Saisir la Chine est d’autant plus difficile qu’elle évolue à la vitesse grand V. Comme il nous est presque impossible d’envisager ce que peut représenter réellement une population de plus de 1,3 milliard d’habitants. Ce sont là des échelles qui nous sont inaccessibles. Tout y est plus vaste, plus grand, plus rapide. En bien comme en mal. Car derrière ces évolutions se cachent de profonds malaises. Le gouffre entre la campagne et la ville s’accroît, les inégalités se creusent. Car le monde rural, exclu de ce nouveau grand bond en avant, reste en marge du progrès.

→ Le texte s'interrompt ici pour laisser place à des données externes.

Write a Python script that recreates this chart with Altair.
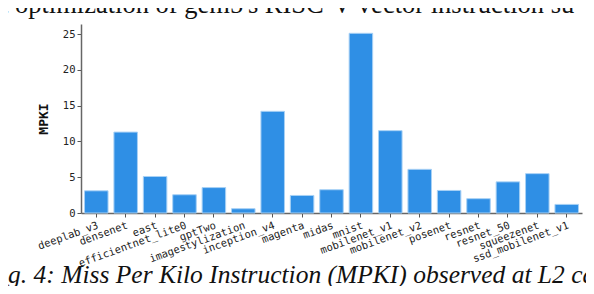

La classe ouvrière, estimée à 250 millions de personnes – les bras de l’« atelier du monde » -, profite un peu plus de la phénoménale croissance chinoise. Mais ses conditions de vie demeurent extrêmement difficiles. Combien de temps encore les ouvriers les accepteront-ils ? Enfin, l’environnement, largement mis à mal par cette révolution industrielle. Et lui, combien de temps résistera-t-il ?
Ainsi va la Chine du IIIe millénaire. Pays fascinant, théâtre d’une révolution permanente, au sens littéral. Un des rares pays à être en passe de retrouver le statut de grande puissance mondiale qui fut le sien jadis. Un pays qui (re)découvre progressivement le reste de la planète. Un pays qui change à la vitesse de la lumière. Avec tous les risques que cela comporte.